• _Dataset content_:
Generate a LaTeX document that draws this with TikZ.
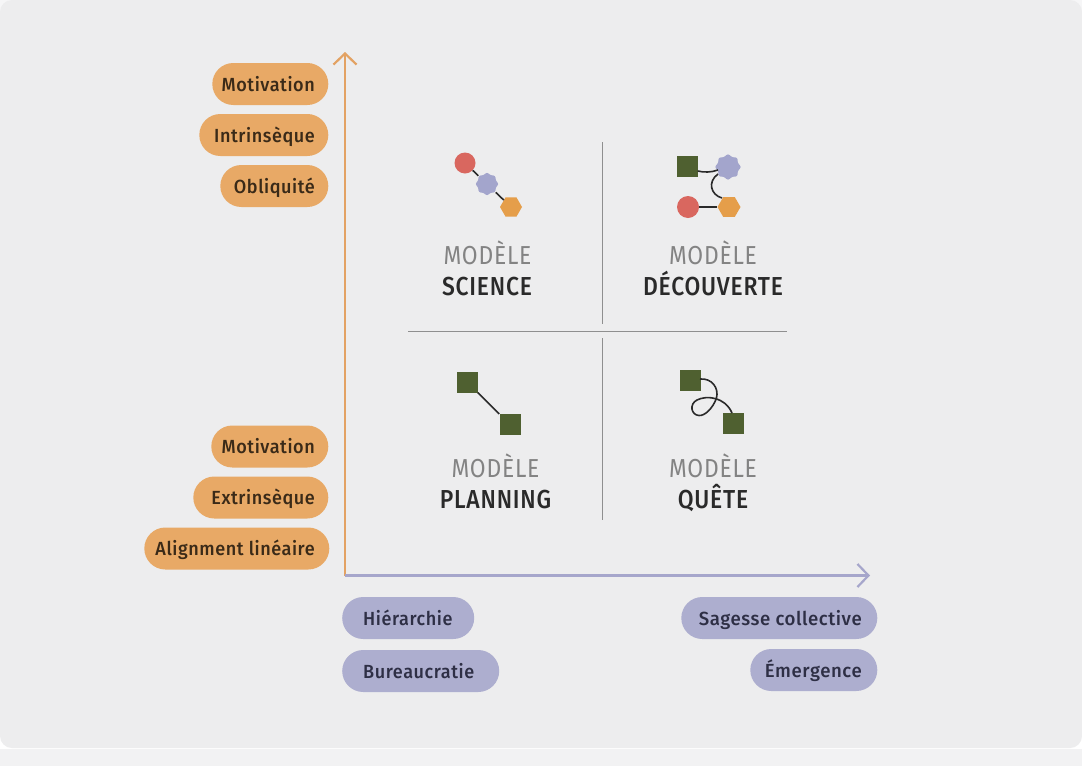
\documentclass[tikz,border=0pt]{standalone}
\usepackage{fontspec}
\usepackage{tikz}
\usetikzlibrary{arrows.meta,shapes.geometric}
\setmainfont{Fira Sans}
\newfontfamily\pillfont[FakeStretch=0.95,LetterSpace=3]{Fira Sans Medium}
\newfontfamily\pillwide[FakeStretch=0.98,LetterSpace=3]{Fira Sans Medium}
\newfontfamily\headfont[FakeStretch=0.88,LetterSpace=3]{Fira Sans}
\newfontfamily\headfontm[FakeStretch=0.88,LetterSpace=3]{Fira Sans Medium}
\definecolor{panel}{HTML}{EDEDEE}
\definecolor{band}{HTML}{F2F2F3}
\definecolor{corner}{HTML}{F6F6F7}
\definecolor{pillorange}{HTML}{E8A966}
\definecolor{pillpurple}{HTML}{ADAECF}
\definecolor{axisorange}{HTML}{E3A263}
\definecolor{axispurple}{HTML}{A6A6CB}
\definecolor{moss}{HTML}{4F6030}
\definecolor{coral}{HTML}{D9675F}
\definecolor{amber}{HTML}{E59E4A}
\definecolor{lilac}{HTML}{A3A5CC}
\definecolor{ink}{HTML}{2A2A2A}
\definecolor{inkbrown}{HTML}{3A2A18}
\definecolor{inkslate}{HTML}{2E2F45}
\definecolor{gristext}{HTML}{838383}
\definecolor{rulegray}{HTML}{8F8F8F}
\tikzset{
  pill/.style={rounded corners=21pt,minimum height=42pt,inner xsep=0pt,inner ysep=0pt,font=\pillfont\fontsize{19}{21}\selectfont,text height=14pt,text depth=0pt},
  pillo/.style={pill,fill=pillorange,text=inkbrown,anchor=east,minimum width=#1},
  pillp/.style={pill,fill=pillpurple,text=inkslate,minimum width=#1},
  sq/.style={draw=none,fill=moss,minimum size=21pt,inner sep=0pt},
  disc/.style={circle,draw=none,fill=coral,minimum size=#1,inner sep=0pt},
  hexa/.style={regular polygon,regular polygon sides=6,draw=none,fill=amber,minimum size=#1,inner sep=0pt},
  flower/.style={star,star points=8,star point ratio=1.3,rounded corners=2.2pt,draw=none,fill=lilac,minimum size=#1,inner sep=0pt},
  wire/.style={draw=ink,line width=1.6pt},
  divider/.style={draw=rulegray,line width=0.9pt},
  axis/.style={line width=2.4pt,-{Straight Barb[length=11pt,width=23pt,line width=2.2pt]}},
  kind/.style={font=\headfont\fontsize{26}{28}\selectfont,text=gristext,inner sep=0pt,text height=18pt,text depth=0pt},
  model/.style={font=\headfontm\fontsize{26}{28}\selectfont,text=ink,inner sep=0pt,text height=18pt,text depth=0pt},
}
\begin{document}
\begin{tikzpicture}[x=1pt,y=-1pt]
\useasboundingbox (0,0) rectangle (1082,766);
\fill[white] (0,0) rectangle (1082,766);
\fill[corner] (0,0) rectangle (1082,30);
\fill[band] (0,749) rectangle (1082,766);
\fill[panel,rounded corners=12pt] (0,0) rectangle (1082,748);
% dividers
\coordinate (vt1) at (602,142); \coordinate (vb1) at (602,324);
\coordinate (vt2) at (602,338); \coordinate (vb2) at (602,520);
\coordinate (hl) at (408,331); \coordinate (hr) at (787,331);
\draw[divider] (vt1) -- (vb1);
\draw[divider] (vt2) -- (vb2);
\draw[divider] (hl) -- (hr);
% axes
\coordinate (origin) at (345,575.5);
\coordinate (ytop) at (345,52);
\coordinate (xend) at (870,575.5);
\draw[axis,draw=axisorange] (origin) -- (ytop);
\draw[axis,draw=axispurple] (origin) -- (xend);
% orange pills
\node[pillo=116pt] (p1) at (328.5,84) {\hbox to 116pt{\hss Motivation\hskip 13.5pt}};
\node[pillo=129pt] (p2) at (328.5,135) {\hbox to 129pt{\hss Intrinsèque\hskip 13.5pt}};
\node[pillo=108pt] (p3) at (328.5,186) {\hbox to 108pt{\hss Obliquité\hskip 13.5pt}};
\node[pillo=117pt] (p4) at (328.5,446.5) {\hbox to 117pt{\hss Motivation\hskip 13.5pt}};
\node[pillo=135pt] (p5) at (328.5,497.5) {\hbox to 135pt{\hss Extrinsèque\hskip 13.5pt}};
\node[pillo=185pt] (p6) at (329.5,548.5) {\hbox to 185pt{\hss Alignment linéaire\hskip 14.5pt}};
% purple pills
\node[pillp=132pt,anchor=west] (q1) at (342,618) {\hbox to 132pt{\hskip 21pt Hiérarchie\hss}};
\node[pillp=157pt,anchor=west] (q2) at (342,671) {\hbox to 157pt{\hskip 21pt Bureaucratie\hss}};
\node[pillp=196pt,anchor=east] (q3) at (877.5,618) {\hbox to 196pt{\hss\pillwide Sagesse collective\hskip 15.5pt}};
\node[pillp=127pt,anchor=east] (q4) at (877.5,670) {\hbox to 127pt{\hss\pillwide Émergence\hskip 15.5pt}};
% Science
\node[disc=21pt] (s1) at (465,163) {};
\node[flower=24pt] (s2) at (487,184) {};
\node[hexa=22pt] (s3) at (511,207) {};
\draw[wire] (s1) -- (s2);
\draw[wire] (s2) -- (s3);
\node[kind] (s4) at (487.5,255) {MODÈLE};
\node[model] (s5) at (487,286) {SCIENCE};
% Decouverte
\node[sq] (d1) at (687,166) {};
\node[flower=27pt] (d2) at (728,167) {};
\node[disc=22pt] (d3) at (688,207) {};
\node[hexa=23pt] (d4) at (729,207) {};
\draw[wire] (d3) -- (d4);
\draw[wire] (d1.east |- d2.center) ++(0,4) .. controls (704,172.5) and (711,172.5) .. (718,170);
\draw[wire] (718,174) .. controls (707,182) and (711,195) .. (722,198);
\node[kind] (d5) at (713,255) {MODÈLE};
\node[model] (d6) at (713,286) {DÉCOUVERTE};
% Planning
\node[sq] (l1) at (467,382) {};
\node[sq] (l2) at (510,424.5) {};
\draw[wire] (l1) -- (l2);
\node[kind] (l3) at (495.5,468) {MODÈLE};
\node[model] (l4) at (495.5,499) {PLANNING};
% Quete
\node[sq] (u1) at (690.5,380.5) {};
\node[sq] (u2) at (733.5,423) {};
\draw[wire] (700,379) .. controls (712,378) and (719,388) .. (716.5,398)
  .. controls (713,408) and (705,416) .. (699,415.5)
  .. controls (691,415) and (689,404) .. (697,400)
  .. controls (707,395) and (725,397) .. (732,413);
\node[kind] (u3) at (713,468) {MODÈLE};
\node[model] (u4) at (713,499) {QUÊTE};
\end{tikzpicture}
\end{document}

• _To be done_: Without the pictures, write out all of the material exactly.

• _Result for this task_:
Generate a LaTeX document that draws this with TikZ.
\documentclass[tikz,border=0pt]{standalone}
\usepackage{fontspec}
\usepackage{tikz}
\usetikzlibrary{arrows.meta,shapes.geometric}
\setmainfont{Fira Sans}
\newfontfamily\pillfont[FakeStretch=0.95,LetterSpace=3]{Fira Sans Medium}
\newfontfamily\pillwide[FakeStretch=0.98,LetterSpace=3]{Fira Sans Medium}
\newfontfamily\headfont[FakeStretch=0.88,LetterSpace=3]{Fira Sans}
\newfontfamily\headfontm[FakeStretch=0.88,LetterSpace=3]{Fira Sans Medium}
\definecolor{panel}{HTML}{EDEDEE}
\definecolor{band}{HTML}{F2F2F3}
\definecolor{corner}{HTML}{F6F6F7}
\definecolor{pillorange}{HTML}{E8A966}
\definecolor{pillpurple}{HTML}{ADAECF}
\definecolor{axisorange}{HTML}{E3A263}
\definecolor{axispurple}{HTML}{A6A6CB}
\definecolor{moss}{HTML}{4F6030}
\definecolor{coral}{HTML}{D9675F}
\definecolor{amber}{HTML}{E59E4A}
\definecolor{lilac}{HTML}{A3A5CC}
\definecolor{ink}{HTML}{2A2A2A}
\definecolor{inkbrown}{HTML}{3A2A18}
\definecolor{inkslate}{HTML}{2E2F45}
\definecolor{gristext}{HTML}{838383}
\definecolor{rulegray}{HTML}{8F8F8F}
\tikzset{
  pill/.style={rounded corners=21pt,minimum height=42pt,inner xsep=0pt,inner ysep=0pt,font=\pillfont\fontsize{19}{21}\selectfont,text height=14pt,text depth=0pt},
  pillo/.style={pill,fill=pillorange,text=inkbrown,anchor=east,minimum width=#1},
  pillp/.style={pill,fill=pillpurple,text=inkslate,minimum width=#1},
  sq/.style={draw=none,fill=moss,minimum size=21pt,inner sep=0pt},
  disc/.style={circle,draw=none,fill=coral,minimum size=#1,inner sep=0pt},
  hexa/.style={regular polygon,regular polygon sides=6,draw=none,fill=amber,minimum size=#1,inner sep=0pt},
  flower/.style={star,star points=8,star point ratio=1.3,rounded corners=2.2pt,draw=none,fill=lilac,minimum size=#1,inner sep=0pt},
  wire/.style={draw=ink,line width=1.6pt},
  divider/.style={draw=rulegray,line width=0.9pt},
  axis/.style={line width=2.4pt,-{Straight Barb[length=11pt,width=23pt,line width=2.2pt]}},
  kind/.style={font=\headfont\fontsize{26}{28}\selectfont,text=gristext,inner sep=0pt,text height=18pt,text depth=0pt},
  model/.style={font=\headfontm\fontsize{26}{28}\selectfont,text=ink,inner sep=0pt,text height=18pt,text depth=0pt},
}
\begin{document}
\begin{tikzpicture}[x=1pt,y=-1pt]
\useasboundingbox (0,0) rectangle (1082,766);
\fill[white] (0,0) rectangle (1082,766);
\fill[corner] (0,0) rectangle (1082,30);
\fill[band] (0,749) rectangle (1082,766);
\fill[panel,rounded corners=12pt] (0,0) rectangle (1082,748);
% dividers
\coordinate (vt1) at (602,142); \coordinate (vb1) at (602,324);
\coordinate (vt2) at (602,338); \coordinate (vb2) at (602,520);
\coordinate (hl) at (408,331); \coordinate (hr) at (787,331);
\draw[divider] (vt1) -- (vb1);
\draw[divider] (vt2) -- (vb2);
\draw[divider] (hl) -- (hr);
% axes
\coordinate (origin) at (345,575.5);
\coordinate (ytop) at (345,52);
\coordinate (xend) at (870,575.5);
\draw[axis,draw=axisorange] (origin) -- (ytop);
\draw[axis,draw=axispurple] (origin) -- (xend);
% orange pills
\node[pillo=116pt] (p1) at (328.5,84) {\hbox to 116pt{\hss Motivation\hskip 13.5pt}};
\node[pillo=129pt] (p2) at (328.5,135) {\hbox to 129pt{\hss Intrinsèque\hskip 13.5pt}};
\node[pillo=108pt] (p3) at (328.5,186) {\hbox to 108pt{\hss Obliquité\hskip 13.5pt}};
\node[pillo=117pt] (p4) at (328.5,446.5) {\hbox to 117pt{\hss Motivation\hskip 13.5pt}};
\node[pillo=135pt] (p5) at (328.5,497.5) {\hbox to 135pt{\hss Extrinsèque\hskip 13.5pt}};
\node[pillo=185pt] (p6) at (329.5,548.5) {\hbox to 185pt{\hss Alignment linéaire\hskip 14.5pt}};
% purple pills
\node[pillp=132pt,anchor=west] (q1) at (342,618) {\hbox to 132pt{\hskip 21pt Hiérarchie\hss}};
\node[pillp=157pt,anchor=west] (q2) at (342,671) {\hbox to 157pt{\hskip 21pt Bureaucratie\hss}};
\node[pillp=196pt,anchor=east] (q3) at (877.5,618) {\hbox to 196pt{\hss\pillwide Sagesse collective\hskip 15.5pt}};
\node[pillp=127pt,anchor=east] (q4) at (877.5,670) {\hbox to 127pt{\hss\pillwide Émergence\hskip 15.5pt}};
% Science
\node[disc=21pt] (s1) at (465,163) {};
\node[flower=24pt] (s2) at (487,184) {};
\node[hexa=22pt] (s3) at (511,207) {};
\draw[wire] (s1) -- (s2);
\draw[wire] (s2) -- (s3);
\node[kind] (s4) at (487.5,255) {MODÈLE};
\node[model] (s5) at (487,286) {SCIENCE};
% Decouverte
\node[sq] (d1) at (687,166) {};
\node[flower=27pt] (d2) at (728,167) {};
\node[disc=22pt] (d3) at (688,207) {};
\node[hexa=23pt] (d4) at (729,207) {};
\draw[wire] (d3) -- (d4);
\draw[wire] (d1.east |- d2.center) ++(0,4) .. controls (704,172.5) and (711,172.5) .. (718,170);
\draw[wire] (718,174) .. controls (707,182) and (711,195) .. (722,198);
\node[kind] (d5) at (713,255) {MODÈLE};
\node[model] (d6) at (713,286) {DÉCOUVERTE};
% Planning
\node[sq] (l1) at (467,382) {};
\node[sq] (l2) at (510,424.5) {};
\draw[wire] (l1) -- (l2);
\node[kind] (l3) at (495.5,468) {MODÈLE};
\node[model] (l4) at (495.5,499) {PLANNING};
% Quete
\node[sq] (u1) at (690.5,380.5) {};
\node[sq] (u2) at (733.5,423) {};
\draw[wire] (700,379) .. controls (712,378) and (719,388) .. (716.5,398)
  .. controls (713,408) and (705,416) .. (699,415.5)
  .. controls (691,415) and (689,404) .. (697,400)
  .. controls (707,395) and (725,397) .. (732,413);
\node[kind] (u3) at (713,468) {MODÈLE};
\node[model] (u4) at (713,499) {QUÊTE};
\end{tikzpicture}
\end{document}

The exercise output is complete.